The boost pressure control valve (BPC), also known as the APC solenoid valve, is used on most Saab engines to control the turbo charging pressure. The valves on Trionic5 models are often prone to failure. In some cases it just needs a good cleaning, but sometimes it becomes permanently stuck in one position, causing the car to either stay on base boost, or go into overboost until it hits the fuel cut. This article provides an insight on what could be casing these permanent faliures.

The middle outlet (marked "W") is connected to the wastegate, the top ("C") goes to the compressor housing of the turbo, and the bottom ("R") to the intake. The boost is adjusted by alternatively supplying the wastegate actuator with the pressure from the turbo or venting it to the intake, thus allowing the wastegate to stay closed at pressure levels exceeding the base boost.

The valve contains two solenoid coils. Sometimes these coils burn out, so testing them is always a good first step. It's easy to do right on the car, just unplug the connector. The resistance for each coil should be 3 Ohm (+/- 1 Ohm) between the middle and either of the outer pins. The combined resistance of both should be about 6 Ohm between the outer pins.

The valve is glued together, you can still see traces of adhesive in the seam. You can scrape it off if you're patient. I just used a hack saw.

Inside, you will find the solenoid pair with fragile wires leading to the harness connector. The top and bottom receiving outlets are sealed with rubber O-rings.

The solenoid unit has two electromagnets with a membrane in the middle.
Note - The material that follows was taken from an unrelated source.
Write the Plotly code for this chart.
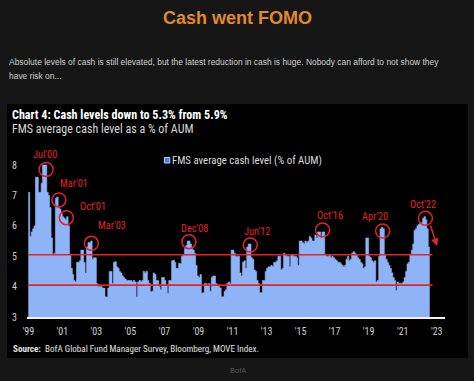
import plotly.graph_objects as go
import pandas as pd

# ---------------- data ----------------
start_month = "1999-07-01"
cash_level = [
    7.1, 5.65, 5.8, 5.9, 6.0, 7.6, 7.6, 7.1, 7.1, 7.4, 8.0, 8.0,
    8.0, 7.1, 7.0, 6.6, 5.6, 5.05, 5.1, 6.9, 6.95, 6.6, 6.55, 6.4,
    6.3, 6.25, 6.2, 6.3, 6.0, 5.05, 4.6, 4.4, 4.2, 4.15, 4.8, 4.8,
    4.85, 5.2, 5.2, 4.8, 4.45, 5.3, 5.45, 5.45, 5.5, 4.9, 4.95, 4.95,
    4.1, 4.0, 4.0, 4.0, 3.95, 3.95, 3.67, 3.65, 3.95, 4.5, 4.5, 4.1,
    4.8, 4.82, 4.65, 4.6, 4.5, 4.45, 4.35, 4.3, 4.25, 4.2, 4.2, 4.2,
    4.2, 4.15, 4.2, 4.15, 3.67, 4.15, 4.2, 4.15, 4.2, 4.5, 4.45, 4.5,
    4.2, 4.1, 3.83, 3.85, 4.45, 4.4, 4.2, 4.2, 4.0, 3.9, 4.3, 4.3,
    4.2, 4.05, 3.78, 4.2, 4.2, 4.85, 4.87, 4.8, 4.6, 4.6, 4.77, 4.75,
    5.0, 5.05, 5.25, 5.35, 5.5, 5.5, 5.4, 5.25, 5.2, 5.1, 4.7, 4.35,
    4.3, 4.4, 3.78, 3.8, 4.1, 4.1, 4.05, 4.1, 3.85, 4.3, 4.35, 4.35,
    4.1, 4.05, 4.0, 3.95, 3.67, 3.67, 3.85, 3.9, 4.1, 4.15, 4.1, 5.2,
    5.2, 5.1, 5.0, 5.0, 5.0, 4.45, 4.35, 4.8, 4.85, 4.6, 5.3, 5.4,
    5.4, 4.95, 4.9, 4.55, 4.5, 4.2, 4.1, 3.8, 3.8, 4.2, 4.2, 4.5,
    4.6, 4.65, 4.65, 4.7, 4.65, 4.8, 4.8, 4.85, 5.0, 5.0, 4.55, 4.6,
    5.1, 5.05, 5.0, 5.0, 4.65, 5.05, 5.05, 5.0, 5.0, 4.95, 4.7, 5.5,
    5.5, 5.45, 5.4, 5.5, 5.45, 5.5, 5.65, 5.6, 5.5, 5.5, 5.7, 5.6,
    5.8, 5.8, 5.6, 5.8, 5.8, 5.05, 5.0, 5.0, 5.05, 4.95, 5.0, 4.95,
    4.9, 4.85, 4.8, 4.8, 4.75, 4.7, 4.65, 4.7, 4.9, 5.0, 4.85, 4.9,
    5.1, 5.15, 5.1, 5.05, 4.95, 4.9, 4.8, 4.75, 4.6, 4.65, 5.6, 5.6,
    5.0, 4.95, 4.85, 4.8, 4.85, 4.15, 4.2, 5.0, 5.9, 5.95, 5.9, 5.05,
    4.9, 4.8, 4.7, 4.6, 4.45, 4.3, 4.2, 3.87, 4.15, 4.1, 4.1, 4.1,
    4.15, 4.3, 4.5, 4.75, 4.8, 5.05, 5.2, 5.4, 5.85, 5.9, 6.0, 6.05,
    6.1, 6.1, 6.25, 6.3, 6.2, 5.9, 5.3,
]
peak_labels = ["Jul'00", "Mar'01", "Oct'01", "Mar'03", "Dec'08",
               "Jun'12", "Oct'16", "Apr'20", "Oct'22"]
peak_months = ["2000-07-01", "2001-03-01", "2001-10-01", "2003-03-01", "2008-12-01",
               "2012-06-01", "2016-10-01", "2020-04-01", "2022-10-01"]
threshold_levels = [4.05, 5.05]
tick_labels = ["'99", "'01", "'03", "'05", "'07", "'09", "'11",
               "'13", "'15", "'17", "'19", "'21", "'23"]
y_ticks = [3, 4, 5, 6, 7, 8]

months = pd.date_range(start_month, periods=len(cash_level), freq="MS")
series = pd.Series(cash_level, index=months)
tick_dates = pd.date_range(start_month, periods=len(tick_labels), freq="24MS")

# monthly columns drawn as one stepped, filled outline (each month spans to the next)
step_x = list(months) + [months[-1] + pd.DateOffset(months=1)]
step_y = list(series.values) + [series.values[-1]]

# ---------------- layout helpers ----------------
W, H = 474, 381
L, R, T, B = 25, 29, 147, 64
PW, PH = W - L - R, H - T - B


def px(x):
    return (x - L) / PW


def py(y):
    return (H - B - y) / PH


BLUE = "#8fb3f7"
RED = "#e3242b"
NARROW = "Liberation Sans Narrow, Arial Narrow, Roboto Condensed, sans-serif"
SANS = "Liberation Sans, Arial, sans-serif"

fig = go.Figure()
fig.add_trace(go.Scatter(
    x=step_x, y=step_y, mode="lines", line=dict(shape="hv", color=BLUE, width=0.6),
    fill="tozeroy", fillcolor=BLUE,
    name="FMS average cash level (% of AUM)", showlegend=False, hoverinfo="skip",
))

shapes = [
    dict(type="rect", xref="paper", yref="paper", x0=px(5), x1=px(468),
         y0=py(358), y1=py(104), fillcolor="black", line=dict(width=0), layer="below"),
    # legend swatch
    dict(type="rect", xref="paper", yref="paper", x0=px(163), x1=px(168.5),
         y0=py(163), y1=py(157.5), fillcolor="#4d7fe0", line=dict(color="#b9cff8", width=1)),
]
for lvl in threshold_levels:
    shapes.append(dict(type="line", xref="x", yref="y", x0=months[0],
                       x1=months[-1] + pd.DateOffset(months=3), y0=lvl, y1=lvl,
                       line=dict(color=RED, width=1.6)))

# circle offset (dx, dy down) and label offset relative to peak column top, in pixels
circle_off = [(0.7, 4.5), (2.2, 3), (-0.3, 1), (0.7, 2.3), (0.3, 0.7),
              (2.1, 1), (0.7, -2), (1.2, 3.7), (1.4, 1.6)]
label_off = [(-0.3, -10.7), (17.7, -13), (26.2, -10), (21.3, -15.3), (5.7, -12.7),
             (8.7, -13), (8.3, -16), (-6.8, -10.6), (-0.9, -12.4)]
annotations = []
rad = 7
for lab, m, (cx, cy), (lx, ly) in zip(peak_labels, peak_months, circle_off, label_off):
    d = pd.Timestamp(m)
    v = float(series[d])
    shapes.append(dict(type="circle", xref="x", yref="y", xsizemode="pixel", ysizemode="pixel",
                       xanchor=d, yanchor=v, x0=cx - rad, x1=cx + rad,
                       y0=-cy - rad, y1=-cy + rad, line=dict(color=RED, width=1.5)))
    annotations.append(dict(x=d, y=v, xref="x", yref="y", xshift=lx, yshift=-ly,
                            text=lab, showarrow=False, xanchor="center", yanchor="middle",
                            font=dict(family=NARROW, size=10.3, color=RED)))

# arrow after Oct'22
annotations.append(dict(x=px(437), y=py(246), xref="paper", yref="paper", ax=-7, ay=-22,
                        text="", showarrow=True, arrowhead=2, arrowsize=1, arrowwidth=1.5,
                        arrowcolor=RED))

# texts
annotations += [
    dict(x=px(237), y=py(18), xref="paper", yref="paper", text="<b>Cash went FOMO</b>",
         showarrow=False, xanchor="center", yanchor="middle",
         font=dict(family=SANS, size=18, color="#e0892e")),
    dict(x=px(5), y=py(62), xref="paper", yref="paper",
         text="Absolute levels of cash is still elevated, but the latest reduction in cash is huge. Nobody can afford to not show they",
         showarrow=False, xanchor="left", yanchor="middle",
         font=dict(family=SANS, size=8.45, color="#cfcfcf")),
    dict(x=px(5), y=py(76), xref="paper", yref="paper", text="have risk on...",
         showarrow=False, xanchor="left", yanchor="middle",
         font=dict(family=SANS, size=8.45, color="#cfcfcf")),
    dict(x=px(8), y=py(115), xref="paper", yref="paper",
         text="<b>Chart 4: Cash levels down to 5.3% from 5.9%</b>",
         showarrow=False, xanchor="left", yanchor="middle",
         font=dict(family=NARROW, size=12.1, color="white")),
    dict(x=px(8), y=py(128.5), xref="paper", yref="paper",
         text="FMS average cash level as a % of AUM",
         showarrow=False, xanchor="left", yanchor="middle",
         font=dict(family=NARROW, size=12, color="#d8d8d8")),
    dict(x=px(168.5), y=py(160), xref="paper", yref="paper",
         text="FMS average cash level (% of AUM)",
         showarrow=False, xanchor="left", yanchor="middle",
         font=dict(family=NARROW, size=10.8, color="#dcdcdc")),
    dict(x=px(9), y=py(349), xref="paper", yref="paper",
         text="<b>Source:</b>  BofA Global Fund Manager Survey, Bloomberg, MOVE Index.",
         showarrow=False, xanchor="left", yanchor="middle",
         font=dict(family=NARROW, size=9.1, color="#e0e0e0")),
    dict(x=px(237), y=py(370), xref="paper", yref="paper", text="BofA",
         showarrow=False, xanchor="center", yanchor="middle",
         font=dict(family=SANS, size=7.5, color="#555555")),
]

x_start = months[0] - pd.Timedelta(days=28)
x_end = x_start + pd.Timedelta(days=PW / 1.425 * 30.44)

fig.update_layout(
    width=W, height=H, margin=dict(l=L, r=R, t=T, b=B),
    paper_bgcolor="#161616", plot_bgcolor="black",
    shapes=shapes, annotations=annotations, showlegend=False,
    hovermode=False,
    xaxis=dict(type="date", range=[x_start, x_end], tickvals=tick_dates, ticktext=tick_labels,
               showgrid=False, zeroline=False, showline=True, linecolor="#f2f2f2", linewidth=1.5,
               ticks="", ticklabelstandoff=4,
               tickfont=dict(family=NARROW, size=10, color="#cfcfcf")),
    yaxis=dict(range=[3, 3 + PH / 30.4], tickvals=y_ticks, showgrid=False, zeroline=False,
               showline=False, ticks="", ticklabelstandoff=9,
               tickfont=dict(family=NARROW, size=10, color="#cfcfcf")),
)

fig.write_html(
    "out.html",
    config={"displayModeBar": False},
    post_script="document.body.style.margin='0';document.body.style.background='#161616';",
)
The ECU pulses the current at 90Hz (or 70 Hz above 2500 RPM), alternating between the coils and pulling the membrane to one side or another. This allows for precise control of boost pressure.

In this BPC, the membrane cracked from stress. A piece of it was jammed on the pressure side of the valve, keeping it open. As the result, the wastegate actuator was permanently connected to the compressor, so the wastegate always opened when it reached the base boost.

The remaining part of the membrane was still large enough to cover the valve opening, so I decided to give it a try. The BPC was assembled, glued back together and sealed with automotive adhesive.

After the sealant dried up, I installed the valve on the car and found it fully functional! This proves that at least some BPCs can be repaired.